"""
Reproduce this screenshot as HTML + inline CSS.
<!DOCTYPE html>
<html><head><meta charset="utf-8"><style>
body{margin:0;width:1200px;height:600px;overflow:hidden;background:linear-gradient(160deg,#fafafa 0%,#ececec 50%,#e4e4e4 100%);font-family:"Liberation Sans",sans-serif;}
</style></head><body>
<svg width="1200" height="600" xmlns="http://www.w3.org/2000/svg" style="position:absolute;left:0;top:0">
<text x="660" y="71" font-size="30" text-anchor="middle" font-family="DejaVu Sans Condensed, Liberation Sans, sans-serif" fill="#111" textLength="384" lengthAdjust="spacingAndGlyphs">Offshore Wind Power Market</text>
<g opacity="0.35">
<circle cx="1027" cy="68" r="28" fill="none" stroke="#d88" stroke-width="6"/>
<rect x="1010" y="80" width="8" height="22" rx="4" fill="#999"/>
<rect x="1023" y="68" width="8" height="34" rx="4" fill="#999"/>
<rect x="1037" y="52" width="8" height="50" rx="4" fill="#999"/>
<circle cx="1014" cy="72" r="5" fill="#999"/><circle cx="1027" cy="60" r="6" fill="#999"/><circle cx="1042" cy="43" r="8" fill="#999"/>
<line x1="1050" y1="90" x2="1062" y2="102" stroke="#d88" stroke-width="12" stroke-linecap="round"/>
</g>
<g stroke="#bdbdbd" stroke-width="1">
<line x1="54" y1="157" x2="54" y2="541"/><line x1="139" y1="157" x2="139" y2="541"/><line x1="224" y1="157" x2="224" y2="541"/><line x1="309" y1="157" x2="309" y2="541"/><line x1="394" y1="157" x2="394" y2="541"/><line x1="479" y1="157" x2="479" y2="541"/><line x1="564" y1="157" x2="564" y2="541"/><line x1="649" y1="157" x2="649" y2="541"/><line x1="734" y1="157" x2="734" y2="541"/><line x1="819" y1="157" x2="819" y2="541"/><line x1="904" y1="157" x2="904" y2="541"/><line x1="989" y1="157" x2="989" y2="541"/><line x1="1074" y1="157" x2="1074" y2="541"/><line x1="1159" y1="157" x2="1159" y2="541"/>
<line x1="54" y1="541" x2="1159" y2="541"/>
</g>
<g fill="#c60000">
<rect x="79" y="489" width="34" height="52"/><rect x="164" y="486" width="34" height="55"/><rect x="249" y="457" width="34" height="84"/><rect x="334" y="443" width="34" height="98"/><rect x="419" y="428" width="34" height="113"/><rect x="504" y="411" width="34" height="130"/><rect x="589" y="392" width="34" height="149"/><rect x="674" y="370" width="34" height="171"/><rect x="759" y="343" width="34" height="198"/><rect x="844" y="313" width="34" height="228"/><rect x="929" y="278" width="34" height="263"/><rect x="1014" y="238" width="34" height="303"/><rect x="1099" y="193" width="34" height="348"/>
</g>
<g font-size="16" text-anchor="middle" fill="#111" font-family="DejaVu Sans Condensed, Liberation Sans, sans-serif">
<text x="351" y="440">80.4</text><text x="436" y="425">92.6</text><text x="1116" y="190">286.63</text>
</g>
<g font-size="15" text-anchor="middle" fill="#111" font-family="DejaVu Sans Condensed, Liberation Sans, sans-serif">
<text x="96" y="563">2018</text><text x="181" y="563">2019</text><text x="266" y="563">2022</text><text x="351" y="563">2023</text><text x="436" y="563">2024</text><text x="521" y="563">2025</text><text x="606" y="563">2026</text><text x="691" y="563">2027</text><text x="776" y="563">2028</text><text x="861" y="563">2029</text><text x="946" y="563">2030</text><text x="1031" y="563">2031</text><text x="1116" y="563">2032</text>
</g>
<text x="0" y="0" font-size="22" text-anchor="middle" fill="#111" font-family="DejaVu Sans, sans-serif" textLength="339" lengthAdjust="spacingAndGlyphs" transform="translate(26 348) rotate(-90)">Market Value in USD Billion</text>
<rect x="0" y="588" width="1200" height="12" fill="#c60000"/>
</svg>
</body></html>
"""
→ **REQUIREMENT**
Copy out all of the data exactly, leaving nothing out.

→ **RESULT OF THE EXERCISE**
Reproduce this screenshot as HTML + inline CSS.
<!DOCTYPE html>
<html><head><meta charset="utf-8"><style>
body{margin:0;width:1200px;height:600px;overflow:hidden;background:linear-gradient(160deg,#fafafa 0%,#ececec 50%,#e4e4e4 100%);font-family:"Liberation Sans",sans-serif;}
</style></head><body>
<svg width="1200" height="600" xmlns="http://www.w3.org/2000/svg" style="position:absolute;left:0;top:0">
<text x="660" y="71" font-size="30" text-anchor="middle" font-family="DejaVu Sans Condensed, Liberation Sans, sans-serif" fill="#111" textLength="384" lengthAdjust="spacingAndGlyphs">Offshore Wind Power Market</text>
<g opacity="0.35">
<circle cx="1027" cy="68" r="28" fill="none" stroke="#d88" stroke-width="6"/>
<rect x="1010" y="80" width="8" height="22" rx="4" fill="#999"/>
<rect x="1023" y="68" width="8" height="34" rx="4" fill="#999"/>
<rect x="1037" y="52" width="8" height="50" rx="4" fill="#999"/>
<circle cx="1014" cy="72" r="5" fill="#999"/><circle cx="1027" cy="60" r="6" fill="#999"/><circle cx="1042" cy="43" r="8" fill="#999"/>
<line x1="1050" y1="90" x2="1062" y2="102" stroke="#d88" stroke-width="12" stroke-linecap="round"/>
</g>
<g stroke="#bdbdbd" stroke-width="1">
<line x1="54" y1="157" x2="54" y2="541"/><line x1="139" y1="157" x2="139" y2="541"/><line x1="224" y1="157" x2="224" y2="541"/><line x1="309" y1="157" x2="309" y2="541"/><line x1="394" y1="157" x2="394" y2="541"/><line x1="479" y1="157" x2="479" y2="541"/><line x1="564" y1="157" x2="564" y2="541"/><line x1="649" y1="157" x2="649" y2="541"/><line x1="734" y1="157" x2="734" y2="541"/><line x1="819" y1="157" x2="819" y2="541"/><line x1="904" y1="157" x2="904" y2="541"/><line x1="989" y1="157" x2="989" y2="541"/><line x1="1074" y1="157" x2="1074" y2="541"/><line x1="1159" y1="157" x2="1159" y2="541"/>
<line x1="54" y1="541" x2="1159" y2="541"/>
</g>
<g fill="#c60000">
<rect x="79" y="489" width="34" height="52"/><rect x="164" y="486" width="34" height="55"/><rect x="249" y="457" width="34" height="84"/><rect x="334" y="443" width="34" height="98"/><rect x="419" y="428" width="34" height="113"/><rect x="504" y="411" width="34" height="130"/><rect x="589" y="392" width="34" height="149"/><rect x="674" y="370" width="34" height="171"/><rect x="759" y="343" width="34" height="198"/><rect x="844" y="313" width="34" height="228"/><rect x="929" y="278" width="34" height="263"/><rect x="1014" y="238" width="34" height="303"/><rect x="1099" y="193" width="34" height="348"/>
</g>
<g font-size="16" text-anchor="middle" fill="#111" font-family="DejaVu Sans Condensed, Liberation Sans, sans-serif">
<text x="351" y="440">80.4</text><text x="436" y="425">92.6</text><text x="1116" y="190">286.63</text>
</g>
<g font-size="15" text-anchor="middle" fill="#111" font-family="DejaVu Sans Condensed, Liberation Sans, sans-serif">
<text x="96" y="563">2018</text><text x="181" y="563">2019</text><text x="266" y="563">2022</text><text x="351" y="563">2023</text><text x="436" y="563">2024</text><text x="521" y="563">2025</text><text x="606" y="563">2026</text><text x="691" y="563">2027</text><text x="776" y="563">2028</text><text x="861" y="563">2029</text><text x="946" y="563">2030</text><text x="1031" y="563">2031</text><text x="1116" y="563">2032</text>
</g>
<text x="0" y="0" font-size="22" text-anchor="middle" fill="#111" font-family="DejaVu Sans, sans-serif" textLength="339" lengthAdjust="spacingAndGlyphs" transform="translate(26 348) rotate(-90)">Market Value in USD Billion</text>
<rect x="0" y="588" width="1200" height="12" fill="#c60000"/>
</svg>
</body></html>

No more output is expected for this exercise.